Obesidade: a obesidade produz um aumento do volume de sangue total e do débito cardíaco. Isto é devido à atividade metabólica do tecido adiposo, o que leva a alterações cardíacas, incluindo a dilatação do ventrículo esquerdo e hipertrofia excêntrica. Estas modificações adaptativas podem eventualmente levar a ambas as anormalidades de IC sistólica e diastólica, culminando com a insuficiência cardíaca associada à obesidade ou miocardiopatia da obesidade.

-Cirrose: associada à vasodilatação periférica por shunts e endotoxemia, a circulação nestes pacientes é hiperdinãmica e pacientes com cirrose e fração de ejeção abaixo de 50-55% provavelmente têm disfunção cardíaca significativa, as outras manifestações da cirrose, por vezes, tornam difícil o diagnóstico da mesma.

Outras causas de IC de alto débito incluem gestação, acromegalia e síndrome carcinoide. Todas estão relacionadas a um mecanismo comum de vasodilatação e uma queda na pressão arterial.

 

Tratamento

Embora a patogênese final de retenção de água e sal é semelhante em estados de baixo e alto débito, as opções de tratamento são diferentes.

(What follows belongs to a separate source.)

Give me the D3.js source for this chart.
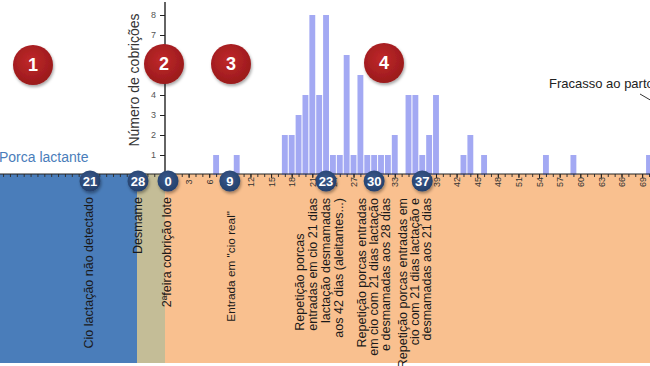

Na insuficiência cardíaca de baixo débito, com a resistência vascular sistêmica normal ou alta associada, vasoconstritores circulam predominantemente e são neutralizados por antagonistas neuro-hormonais (inibidores da enzima de conversão da angiotensina, bloqueadores dos receptores da angiotensina, antagonistas da aldosterona e beta-bloqueadores). Muitos estudos clínicos suportam o tratamento da IC de baixo débito, mas o tratamento da IC de alto débito tem pouca evidência. O uso de terapias estabelecidas vasodilatadoras, como os inibidores da enzima de conversão da angiotensina, bloqueadores dos receptores da angiotensina e alguns mais recentes beta-bloqueadores com propriedades vasodilatadoras ,por exemplo, carvedilol,  em pacientes com baixa resistência vascular sistêmica na insuficiência cardíaca de alto débito é susceptível de conduzir a uma deterioração clínica e não é recomendada. Além disso, o uso de inotrópicos positivos não é aconselhável.

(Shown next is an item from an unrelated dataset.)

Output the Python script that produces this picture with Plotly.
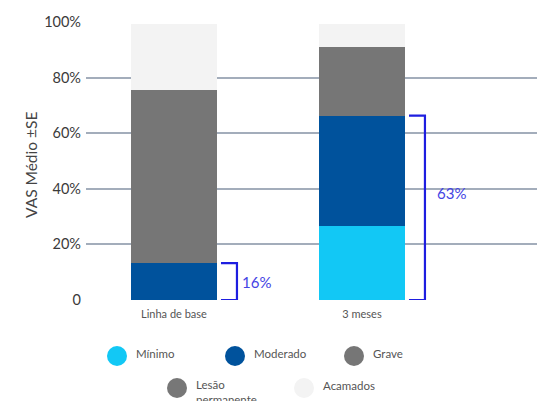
import plotly.graph_objects as go

# ---- data -------------------------------------------------------------
categories = ["Linha de base", "3 meses"]
series_names = ["Mínimo", "Moderado", "Grave", "Lesão permanente", "Acamados"]
minimo = [0.0, 26.6]
moderado = [13.3, 39.7]
grave = [62.2, 24.7]
lesao_permanente = [0.0, 0.0]
acamados = [23.8, 8.3]
bracket_labels = ["16%", "63%"]
y_tick_values = [0, 20, 40, 60, 80, 100]
y_tick_labels = ["0", "20%", "40%", "60%", "80%", "100%"]

series_values = [minimo, moderado, grave, lesao_permanente, acamados]
colors = ["#12C8F5", "#00529C", "#767676", "#777777", "#F3F3F3"]

W, H = 537, 401
FONT = "Lato, 'Open Sans', sans-serif"
BRACKET = "#1E1EE0"

x_pos = list(range(len(categories)))

fig = go.Figure()

# stacked bars
for name, vals, col in zip(series_names, series_values, colors):
    fig.add_trace(go.Bar(
        x=x_pos, y=vals, name=name, width=0.457,
        marker=dict(color=col, line=dict(width=0)),
        showlegend=False, xaxis="x", yaxis="y",
    ))

# brackets spanning the Mínimo + Moderado part of each bar
for i in x_pos:
    top = minimo[i] + moderado[i]
    fig.add_trace(go.Scatter(
        x=[i + 0.25, i + 0.335, i + 0.335, i + 0.25],
        y=[top, top, 0, 0],
        mode="lines", line=dict(color=BRACKET, width=2.2),
        showlegend=False, hoverinfo="skip", xaxis="x", yaxis="y",
    ))

label_y = [6.6, 38.6]
for i, txt in enumerate(bracket_labels):
    fig.add_annotation(
        x=i + 0.335, y=label_y[i], xref="x", yref="y",
        text=txt, showarrow=False, xanchor="left", yanchor="middle",
        xshift=3 if i == 0 else 10,
        font=dict(family=FONT, size=15, color="#4444E4"),
    )

# legend drawn on its own pixel-scaled axis pair at the bottom
legend_x = [117, 235, 354, 177, 304]
legend_y = [356, 356, 356, 388, 388]
legend_text = ["Mínimo", "Moderado", "Grave", "Lesão<br>permanente", "Acamados"]
text_y = [355, 355, 355, 394, 387]
fig.add_trace(go.Scatter(
    x=legend_x, y=legend_y, mode="markers",
    marker=dict(size=20, color=colors, line=dict(width=0)),
    showlegend=False, hoverinfo="skip", xaxis="x2", yaxis="y2",
    cliponaxis=False,
))
fig.add_trace(go.Scatter(
    x=[lx + 19 for lx in legend_x], y=text_y, mode="text",
    text=legend_text, textposition="middle right",
    textfont=dict(family=FONT, size=11.5, color="#555555"),
    showlegend=False, hoverinfo="skip", xaxis="x2", yaxis="y2",
    cliponaxis=False,
))

fig.add_annotation(
    x=20 / W, y=(H - 165) / H, xref="paper", yref="paper",
    text="VAS Médio ±SE", textangle=-90, showarrow=False,
    font=dict(family=FONT, size=15.5, color="#444444"),
)

fig.update_layout(
    width=W, height=H,
    margin=dict(l=0, r=0, t=0, b=0, pad=0, autoexpand=False),
    paper_bgcolor="white", plot_bgcolor="white",
    barmode="stack",
    xaxis=dict(
        domain=[86 / W, 1], range=[-0.468, 1.931], automargin=False,
        tickmode="array", tickvals=x_pos, ticktext=categories,
        showgrid=False, zeroline=False, showline=False, ticks="",
        tickfont=dict(family=FONT, size=11, color="#555555"),
        ticklabelstandoff=6,
    ),
    yaxis=dict(
        domain=[(H - 300) / H, (H - 22) / H], range=[0, 100], automargin=False,
        tickmode="array", tickvals=y_tick_values, ticktext=y_tick_labels,
        showgrid=True, gridcolor="#A3ADBB", gridwidth=1.5,
        zeroline=False, showline=False, ticks="",
        tickfont=dict(family=FONT, size=14.5, color="#3A3A3A"),
        ticklabelstandoff=4,
    ),
    xaxis2=dict(domain=[0, 1], range=[0, W], visible=False, anchor="y2",
                automargin=False),
    yaxis2=dict(domain=[0, (H - 330) / H], range=[H, 330], visible=False,
                anchor="x2", automargin=False),
    showlegend=False,
)

fig.write_html("out.html")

O tratamento deve ser orientado para corrigir a causa da baixa resistência vascular sistêmica. Além disso, a restrição dietética de sal e água e uso criterioso de diuréticos são aconselhados. Embora as opções de tratamento sejam limitadas por insuficiência cardíaca de alto débito, existem algumas terapias de suporte existentes. Um número de vasoconstritor intravenosos adrenérgicos estão disponíveis, incluindo noradrenalina, efedrina, metaraminol e fenilefrina.

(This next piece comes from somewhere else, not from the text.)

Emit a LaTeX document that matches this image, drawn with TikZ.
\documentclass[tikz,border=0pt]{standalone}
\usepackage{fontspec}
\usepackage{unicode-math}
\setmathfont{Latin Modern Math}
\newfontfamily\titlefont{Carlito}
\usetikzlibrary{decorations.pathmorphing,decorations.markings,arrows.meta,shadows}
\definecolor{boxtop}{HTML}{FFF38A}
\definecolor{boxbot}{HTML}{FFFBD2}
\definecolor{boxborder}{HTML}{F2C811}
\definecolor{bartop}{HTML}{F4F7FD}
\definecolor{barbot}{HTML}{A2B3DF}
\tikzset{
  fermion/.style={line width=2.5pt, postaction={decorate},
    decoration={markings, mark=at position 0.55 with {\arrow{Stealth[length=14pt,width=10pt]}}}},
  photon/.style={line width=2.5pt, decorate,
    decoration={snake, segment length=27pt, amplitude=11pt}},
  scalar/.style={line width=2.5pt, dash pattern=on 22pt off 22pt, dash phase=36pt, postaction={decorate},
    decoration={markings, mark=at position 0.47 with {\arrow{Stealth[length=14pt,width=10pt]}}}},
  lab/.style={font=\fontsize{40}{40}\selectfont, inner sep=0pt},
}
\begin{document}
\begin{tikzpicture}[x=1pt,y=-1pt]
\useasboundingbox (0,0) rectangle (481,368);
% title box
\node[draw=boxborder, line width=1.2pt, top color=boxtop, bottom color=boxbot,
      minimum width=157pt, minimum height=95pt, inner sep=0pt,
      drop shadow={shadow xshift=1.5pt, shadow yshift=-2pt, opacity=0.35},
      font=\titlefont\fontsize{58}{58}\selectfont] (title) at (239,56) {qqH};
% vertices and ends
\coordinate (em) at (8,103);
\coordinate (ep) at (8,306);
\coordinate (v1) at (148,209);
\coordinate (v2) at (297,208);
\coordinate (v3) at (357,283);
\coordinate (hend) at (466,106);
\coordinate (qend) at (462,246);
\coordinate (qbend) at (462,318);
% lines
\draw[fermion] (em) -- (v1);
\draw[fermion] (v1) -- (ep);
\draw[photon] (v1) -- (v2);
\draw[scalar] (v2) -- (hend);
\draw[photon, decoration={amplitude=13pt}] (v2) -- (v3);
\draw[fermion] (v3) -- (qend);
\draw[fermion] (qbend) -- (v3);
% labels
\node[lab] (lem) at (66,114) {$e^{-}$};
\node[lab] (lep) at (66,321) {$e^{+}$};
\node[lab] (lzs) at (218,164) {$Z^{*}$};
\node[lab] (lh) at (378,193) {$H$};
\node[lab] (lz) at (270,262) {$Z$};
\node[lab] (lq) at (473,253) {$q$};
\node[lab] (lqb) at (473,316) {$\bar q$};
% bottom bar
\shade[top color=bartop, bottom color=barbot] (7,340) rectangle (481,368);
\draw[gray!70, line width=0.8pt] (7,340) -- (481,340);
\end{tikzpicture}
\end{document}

Estes tratamentos aumentam a resistência vascular sistêmica, agindo sobre receptores alfa-adrenérgicos a constrição dos vasos sanguíneos periféricos. Essas terapias podem ser auxiliares úteis em curto prazo na insuficiência cardíaca de alto débito, enquanto o tratamento da etiologia subjacente está em curso. O tratamento em longo prazo pode ser associado tanto à reduzida perfusão dos órgãos vitais e taquicardia devido à ativação do receptor beta-adrenérgico (por exemplo, efedrina) e não é recomendado. Intervenção respiratória com alta pressão expiratória final pico ventilatório por edema pulmonar resistente também pode ser útil.

 

Bibliografia

Klein I, Ojamaa K. Thyroid hormone and the cardiovascular system. N Engl J Med 2001; 344:501.

 

Metha PA, Dubrey SW. High output heart-failure. Q J Med 2009; 102: 235-241.